-- A FUNCTION- LEARNING BACKPROPAGATION NETWORK
-----------------------------------------------------------------------------------------------
-- note that the submodel definition does not depend on nx, ny, nv
--
ARRAY x$[1], y$[1], v$[1], W1$[1, 1], W2$[1, 1]
SUBMODEL NET2(x$, y$, v$, W1$, W2$)
Vector v$ = tanh(W1$ * x$)
Vector y$ = W2$ * v$
end
----------------------------------------------------------------------------------------------
nx = 1 | ny = 1 | nv = 5 | -- nv is the number of hidden neurons
--
ARRAY x[nx] + x0[1] = xx | x0[1] = 1 | -- introduce bias
ARRAY v[nv], y[ny], target[ny], error[ny], delta2[nv]
ARRAY WW1[nv, nx + 1], W2[ny, nv], Dww1[nv, nx + 1], Dw2[ny, nv]
--
-- random initial weights
for i = 1 to nv
WW1[i, 1] = 0.2 * ran() | WW1[i, 2] = 0.2 * ran() | W2[1, i] = 0.2 * ran()
next
----------------------------------------------------------------------------------------------
-- set experiment parameters
lrate1 = 1 | lrate2 = 0.3 | mom1 = 0.1 | mom2 = 0.1
scale = 0.5 | NN = 10000
--
for i = 1 to 3 | drun | next | -- training runs
lrate1 = 0.4 | lrate2 = 0.15 | -- decrease lrate
for i = 1 to 10 | drun | next
--
write "type go for a recall run" | STOP
drun RECALL
------------------------------------------------------------------
DYNAMIC
------------------------------------------------------------------
x[1] = ran() | target[1] = 0.4 * sin(4 * x[1])

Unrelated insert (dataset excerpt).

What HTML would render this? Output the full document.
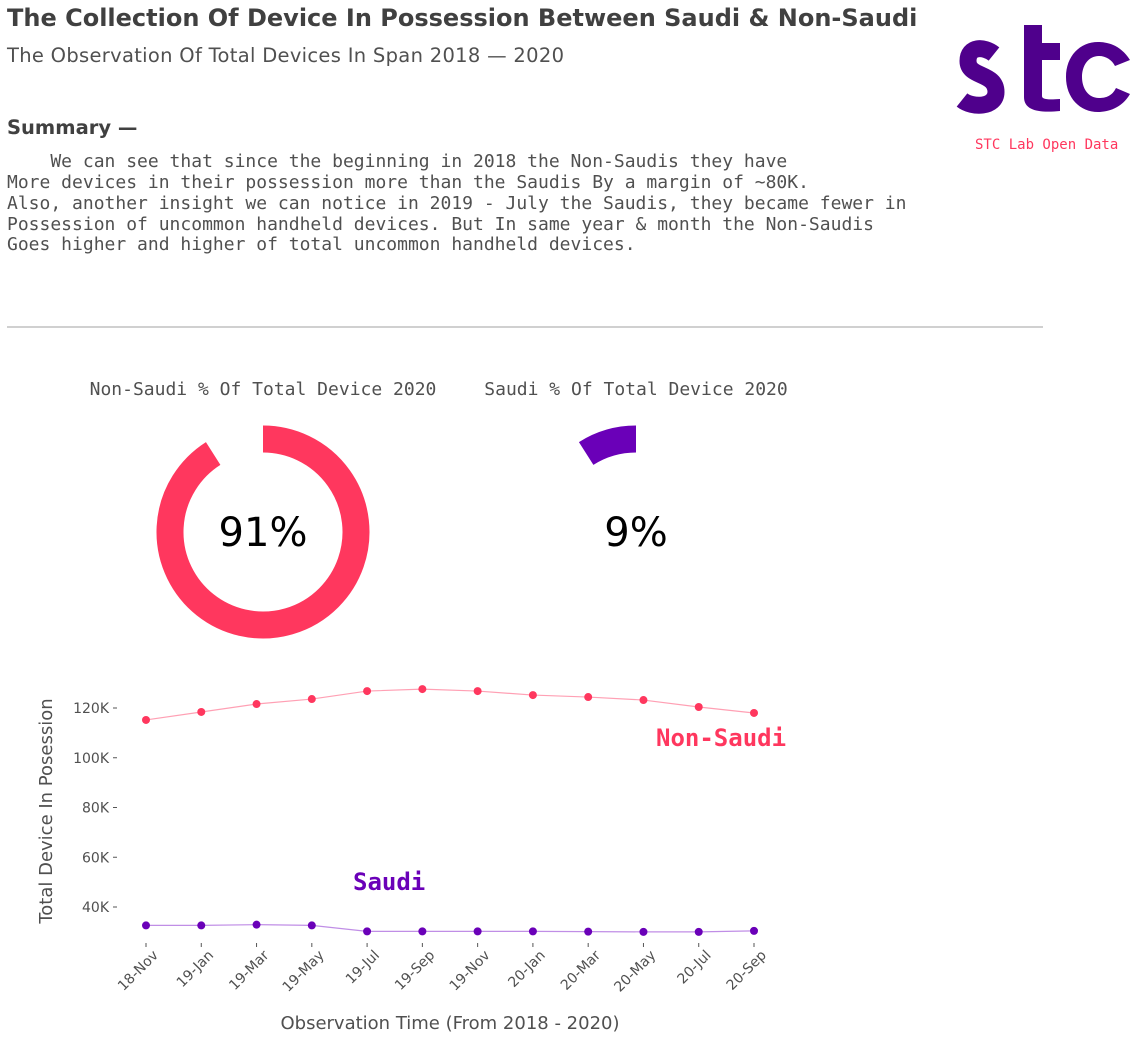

invoke NET2(xx, y, v, WW1, W2)
------------------------------------------------- training
Vector error = target - y
Vector delta2 = W2% * error * (1 - v^2)
MATRIX Dww1 = lrate1 * delta2 *xx + mom1 * Dww1
MATRIX Dw2 = lrate2 * error * v + mom2 * Dw2
DELTA WW1 = Dww1 | DELTA W2 = Dw2
------------------------------------------------------------------
--
label RECALL
x[1] = ran() | target[1] = 0.4 * sin(4 * x[1])
invoke NET2(xx, y, v, WW1, W2)
Vector error = target - y
FIGURE 6-4
a
. Training program and recall test for a two-layer backpropagation network
learning the sine function by mean-square regression of a random input on the target function
0.4 * sin(4 * x[1]). The network (but in this case not the training program) is defined as a con-
venient submodel that can be stored and reused with different input, output, and hidden-layer
dimensions
nx, ny, nv. xx, WW1, and Dww1 are bias-augmented arrays (Section 6-2).